▶ _Aim of the task_: Repeat the material below exactly, with no pictures.

▶ _Data lines_:
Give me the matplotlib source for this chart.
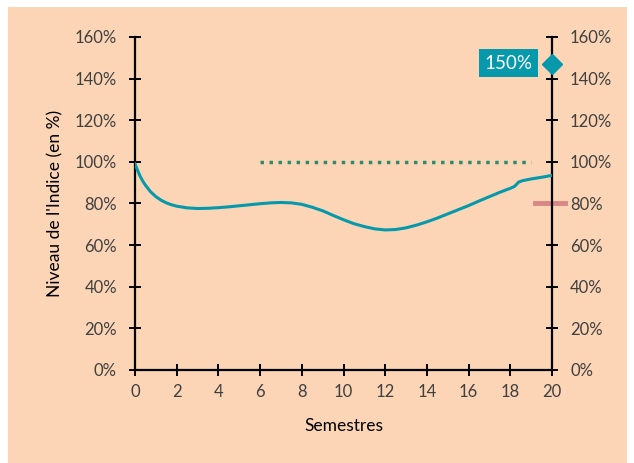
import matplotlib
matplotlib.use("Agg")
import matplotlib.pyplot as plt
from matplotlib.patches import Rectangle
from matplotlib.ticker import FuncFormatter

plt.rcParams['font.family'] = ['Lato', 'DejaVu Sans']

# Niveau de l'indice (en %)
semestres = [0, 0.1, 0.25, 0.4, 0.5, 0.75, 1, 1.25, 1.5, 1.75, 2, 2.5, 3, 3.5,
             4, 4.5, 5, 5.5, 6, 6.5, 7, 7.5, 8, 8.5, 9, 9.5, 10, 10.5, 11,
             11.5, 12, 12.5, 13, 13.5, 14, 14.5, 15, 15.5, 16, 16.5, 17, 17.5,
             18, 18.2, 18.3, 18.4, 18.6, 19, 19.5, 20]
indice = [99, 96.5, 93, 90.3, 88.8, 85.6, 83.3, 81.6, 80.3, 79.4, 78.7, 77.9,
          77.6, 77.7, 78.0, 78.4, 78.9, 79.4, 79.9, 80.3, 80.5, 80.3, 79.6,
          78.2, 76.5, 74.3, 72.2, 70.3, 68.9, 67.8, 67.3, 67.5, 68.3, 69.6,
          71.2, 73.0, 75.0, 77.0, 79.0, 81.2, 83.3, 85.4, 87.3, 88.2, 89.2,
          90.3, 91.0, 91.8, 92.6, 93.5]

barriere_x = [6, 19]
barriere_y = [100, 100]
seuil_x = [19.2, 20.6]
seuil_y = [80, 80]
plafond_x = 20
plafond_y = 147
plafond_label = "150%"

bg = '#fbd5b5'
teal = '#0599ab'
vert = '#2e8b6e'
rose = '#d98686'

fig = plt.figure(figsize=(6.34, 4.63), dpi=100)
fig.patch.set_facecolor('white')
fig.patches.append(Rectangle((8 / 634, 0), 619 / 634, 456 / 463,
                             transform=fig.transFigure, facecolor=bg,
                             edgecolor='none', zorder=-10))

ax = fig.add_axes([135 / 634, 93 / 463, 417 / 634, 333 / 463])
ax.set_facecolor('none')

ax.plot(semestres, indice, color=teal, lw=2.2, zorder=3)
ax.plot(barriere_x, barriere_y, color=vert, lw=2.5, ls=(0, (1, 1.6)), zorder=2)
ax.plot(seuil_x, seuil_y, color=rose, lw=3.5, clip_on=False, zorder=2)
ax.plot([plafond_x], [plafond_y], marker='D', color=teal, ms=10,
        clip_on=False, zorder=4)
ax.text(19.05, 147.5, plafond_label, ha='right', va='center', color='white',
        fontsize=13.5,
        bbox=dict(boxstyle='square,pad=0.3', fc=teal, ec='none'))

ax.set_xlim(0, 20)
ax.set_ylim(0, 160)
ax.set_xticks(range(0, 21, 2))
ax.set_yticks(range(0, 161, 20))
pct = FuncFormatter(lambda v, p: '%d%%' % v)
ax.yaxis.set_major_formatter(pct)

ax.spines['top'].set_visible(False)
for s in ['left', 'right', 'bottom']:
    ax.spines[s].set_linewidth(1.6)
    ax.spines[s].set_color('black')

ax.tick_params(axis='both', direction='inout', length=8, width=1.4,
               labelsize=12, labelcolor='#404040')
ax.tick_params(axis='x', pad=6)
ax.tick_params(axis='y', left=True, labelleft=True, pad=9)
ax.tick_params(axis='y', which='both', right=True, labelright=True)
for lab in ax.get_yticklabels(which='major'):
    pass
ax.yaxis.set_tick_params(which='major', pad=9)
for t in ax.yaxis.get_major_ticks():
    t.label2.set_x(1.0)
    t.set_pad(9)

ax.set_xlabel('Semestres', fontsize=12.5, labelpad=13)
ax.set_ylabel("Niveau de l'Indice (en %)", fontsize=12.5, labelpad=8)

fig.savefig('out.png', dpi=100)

▶ _Response for this exercise_:
Give me the matplotlib source for this chart.
import matplotlib
matplotlib.use("Agg")
import matplotlib.pyplot as plt
from matplotlib.patches import Rectangle
from matplotlib.ticker import FuncFormatter

plt.rcParams['font.family'] = ['Lato', 'DejaVu Sans']

# Niveau de l'indice (en %)
semestres = [0, 0.1, 0.25, 0.4, 0.5, 0.75, 1, 1.25, 1.5, 1.75, 2, 2.5, 3, 3.5,
             4, 4.5, 5, 5.5, 6, 6.5, 7, 7.5, 8, 8.5, 9, 9.5, 10, 10.5, 11,
             11.5, 12, 12.5, 13, 13.5, 14, 14.5, 15, 15.5, 16, 16.5, 17, 17.5,
             18, 18.2, 18.3, 18.4, 18.6, 19, 19.5, 20]
indice = [99, 96.5, 93, 90.3, 88.8, 85.6, 83.3, 81.6, 80.3, 79.4, 78.7, 77.9,
          77.6, 77.7, 78.0, 78.4, 78.9, 79.4, 79.9, 80.3, 80.5, 80.3, 79.6,
          78.2, 76.5, 74.3, 72.2, 70.3, 68.9, 67.8, 67.3, 67.5, 68.3, 69.6,
          71.2, 73.0, 75.0, 77.0, 79.0, 81.2, 83.3, 85.4, 87.3, 88.2, 89.2,
          90.3, 91.0, 91.8, 92.6, 93.5]

barriere_x = [6, 19]
barriere_y = [100, 100]
seuil_x = [19.2, 20.6]
seuil_y = [80, 80]
plafond_x = 20
plafond_y = 147
plafond_label = "150%"

bg = '#fbd5b5'
teal = '#0599ab'
vert = '#2e8b6e'
rose = '#d98686'

fig = plt.figure(figsize=(6.34, 4.63), dpi=100)
fig.patch.set_facecolor('white')
fig.patches.append(Rectangle((8 / 634, 0), 619 / 634, 456 / 463,
                             transform=fig.transFigure, facecolor=bg,
                             edgecolor='none', zorder=-10))

ax = fig.add_axes([135 / 634, 93 / 463, 417 / 634, 333 / 463])
ax.set_facecolor('none')

ax.plot(semestres, indice, color=teal, lw=2.2, zorder=3)
ax.plot(barriere_x, barriere_y, color=vert, lw=2.5, ls=(0, (1, 1.6)), zorder=2)
ax.plot(seuil_x, seuil_y, color=rose, lw=3.5, clip_on=False, zorder=2)
ax.plot([plafond_x], [plafond_y], marker='D', color=teal, ms=10,
        clip_on=False, zorder=4)
ax.text(19.05, 147.5, plafond_label, ha='right', va='center', color='white',
        fontsize=13.5,
        bbox=dict(boxstyle='square,pad=0.3', fc=teal, ec='none'))

ax.set_xlim(0, 20)
ax.set_ylim(0, 160)
ax.set_xticks(range(0, 21, 2))
ax.set_yticks(range(0, 161, 20))
pct = FuncFormatter(lambda v, p: '%d%%' % v)
ax.yaxis.set_major_formatter(pct)

ax.spines['top'].set_visible(False)
for s in ['left', 'right', 'bottom']:
    ax.spines[s].set_linewidth(1.6)
    ax.spines[s].set_color('black')

ax.tick_params(axis='both', direction='inout', length=8, width=1.4,
               labelsize=12, labelcolor='#404040')
ax.tick_params(axis='x', pad=6)
ax.tick_params(axis='y', left=True, labelleft=True, pad=9)
ax.tick_params(axis='y', which='both', right=True, labelright=True)
for lab in ax.get_yticklabels(which='major'):
    pass
ax.yaxis.set_tick_params(which='major', pad=9)
for t in ax.yaxis.get_major_ticks():
    t.label2.set_x(1.0)
    t.set_pad(9)

ax.set_xlabel('Semestres', fontsize=12.5, labelpad=13)
ax.set_ylabel("Niveau de l'Indice (en %)", fontsize=12.5, labelpad=8)

fig.savefig('out.png', dpi=100)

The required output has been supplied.